The last class of the 20th century graduating from The Citadel, South Carolina's public military college, will be the first of its kind in the school's 156-year history.
Among the 400 male graduates who will toss their stiff-brimmed hats in the air tomorrow will be one woman. Nancy Mace becomes the first woman to graduate from a school that for many embodies Southern ideals - honor, gallantry, and fierce independence.
Two years after the federal service academies admitted women, her graduation marks a turning point for higher education in the United States. It represents the end of an era among state-supported schools that fought Washington over access and equity, first for blacks and more recently for women.
Yet tradition doesn't change easily, especially in the South. During her tenure, Ms. Mace underwent taunts,name-calling, and the cold uniformed shoulder of many of her male classmates. She has emerged, in fact, from a crucible few in the South even thought possible just a few years ago.
"Nancy is truly a remarkable woman who has not only acquitted herself well, but has represented The Citadel in the finest possible way," says Frank Mood, the college's governing board chairman.
When she walks across the stage in McAlister Fieldhouse, she takes the last steps in a journey started six years ago by Shannon Faulkner, the first woman admitted to The Citadel. Ms. Faulkner left after a week, citing stress and isolation.
As a high school senior in 1993, Faulkner was admitted to the then all-male military college because an admissions' clerk mistook her application as one submitted by a man.
When The Citadel rescinded the offer, it triggered a bitter battle and protracted, three-year court case that consumed the school and its sister institution - Virginia Military Institute.

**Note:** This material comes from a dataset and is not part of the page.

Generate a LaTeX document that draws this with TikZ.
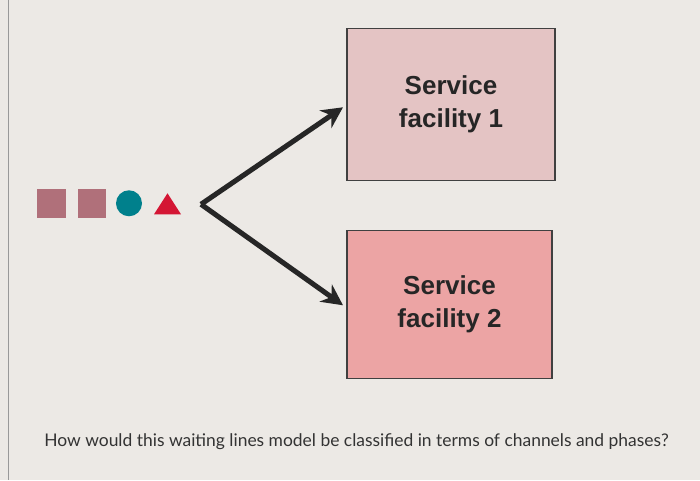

Today, The Citadel has 41 women among its 1,600 cadets, and VMI, which started admitting women a year later, has 48 women among its 1,200 cadets.
Change comes hard for a school steeped in traditions and unique behavior-modification tactics that occasionally land The Citadel in hot water.
As her days as an undergraduate wound down, Mace sat for only a few interviews, including one with the local newspaper.
She talked candidly about the indignities of being the target of expletives, cold shoulders, and hissing from fellow cadets. She also spoke with pride about how she approached those experiences as tests of endurance.
"As a woman," she told The Post and Courier in Charleston, "you have to go the extra mile. You have to do so much more to be accepted equally. The first year was especially uncomfortable.... You feel like everyone is looking at you - every detail, how you walk, how you talk, how you dress."
In the classroom, Mace was often the only woman among a sea of gray-clad men. Seats around her were the last to fill up.
Of the three other women who started with Mace in 1996, two left after one semester. They complained of sexual harassment and hazing, including having their clothes set afire. Both sued, and one settled for roughly $33,000. The other case, which asks for a $4 million judgment, is still pending.
One woman who enrolled at The Citadel after Mace was Mandy Garcia, the school's first female scholarship athlete. Like Mace, she has seemed to flourish in spite of intense pressure and scrutiny that goes with being a woman at The Citadel.
"Being under the microscope is something we're going to have to face for some time to come," Ms. Garcia says. "You let things roll off. People are going to say things about you and you can't let it distract you."
Mace arrived at The Citadel with credits from a two-year college and took a heavy course load to finish her studies in three years. She will receive a degree with honors in business administration.
Retired Army Gen. Emory Mace, gets the honor of handing the diploma to his daughter - dressed in the school's starch gray uniform, complete with white gloves. "As a father, I couldn't be more proud," says the elder Mace, who was hired in 1997 to oversee military training at The Citadel, his alma mater.
Senior class leaders have put out the word encouraging classmates to show the appropriate decorum at Saturday's commencement.
But while the official position of the school is that this year's graduation will be a great occasion, the historic moment has its skeptics.
Senior Reed Wilson, the highest-ranking cadet, says some of his classmates resent Mace's decision to graduate a year ahead of schedule.
"This is not the perfect environment yet. We have a long way to go," says Mr. Wilson, adding that he respects Mace for her accomplishments as a cadet and as a student. But he describes himself as "indifferent" toward her personally. "I'm graduating just as much as Nancy Mace is."
Next week, two women - Melissa Graham and Chih-Yuan Ho - become the first women to graduate from VMI. Both enrolled two years ago as transfer students.
"I'm not going to say everything is perfect. It's not," says VMI spokesman Mike Strickler. "You don't change 157 years of tradition overnight." Still, he adds, "I think things have gone about as well as we could have hoped. I credit the cadets for that."
Back at The Citadel, Allison Dean Wright, one of two women the governing board recruited to provide advice on assimilation of women, believes Mace should get the credit. "She has been the epitome of a great cadet. She has really set the pace for females in the future."